Abaixo a ementa do Acórdão:

RECURSO ESPECIAL. PROCESSO CIVIL. DIREITO DO CONSUMIDOR. ART. 39, I, DO CDC. VENDA CASADA. VENDA DE ALIMENTOS. ESTABELECIMENTOS CINEMATOGRÁFICOS. LIBERDADE DE ESCOLHA. ART. 6º, II, DO CDC. VIOLAÇÃO. AQUISIÇÃO DE PRODUTOS EM OUTRO LOCAL. VEDAÇÃO. TUTELA COLETIVA. ART. 16 DA LEI Nº 7.347/1985. SENTENÇA CIVIL. DIREITOS INDIVIDUAIS HOMOGÊNEOS. EFICÁCIA ERGA OMNES. LIMITE TERRITORIAL. APLICABILIDADE. 1. A venda casada ocorre em virtude do condicionamento a uma única escolha, a apenas uma alternativa, já que não é conferido ao consumidor usufruir de outro produto senão aquele alienado pelo fornecedor. 2. Ao compelir o consumidor a comprar dentro do próprio cinema todo e qualquer produto alimentício, o estabelecimento dissimula uma venda casada (art. 39, I, do CDC), limitando a liberdade de escolha do consumidor (art. 6º, II, do CDC), o que revela prática abusiva. 3. A restrição do alcance subjetivo da eficácia erga omnes da sentença proferida em ação civil pública envolvendo direitos individuais homogêneos aos limites da competência territorial do órgão prolator, constante do art. 16 da Lei nº 7.347/1985, está plenamente em vigor. 4. É possível conceber, pelo caráter divisível dos direitos individuais homogêneos, decisões distintas, tendo em vista a autonomia de seus titulares. 5. Recurso especial parcialmente conhecido e, nessa parte, provido.

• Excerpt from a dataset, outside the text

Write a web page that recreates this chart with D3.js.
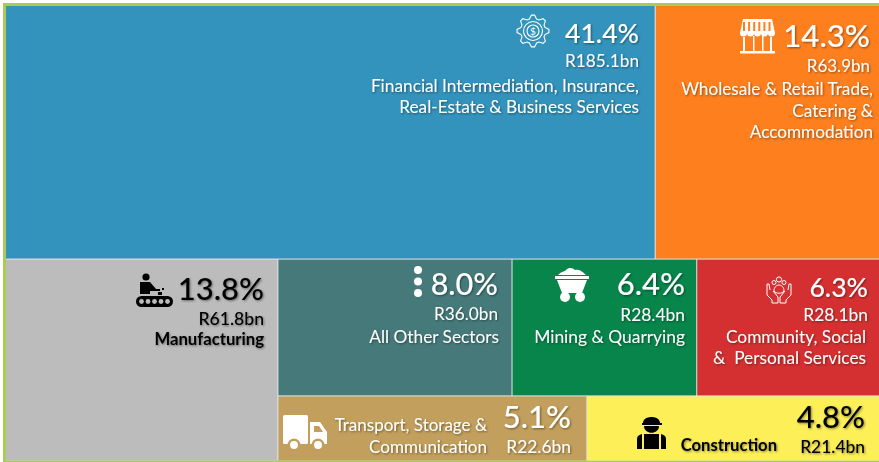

Dessa forma, impedir consumidores de acessarem livremente às salas de exibição dos cinemas portando produtos adquiridos em outros estabelecimentos é abusivo e acarreta no cerceamento ao direito de liberdade de escolha, devendo tal conduta ser evitada pelas empresas, pois além de ilegal é antipática e improducente.

Por sua vez, os consumidores não devem aceitar este comportamento das empresas, manifestando imediatamente sua insatisfação quando tais fatos ocorrerem e demonstrar que conhecem seus direitos, exigindo que estes sejam respeitados.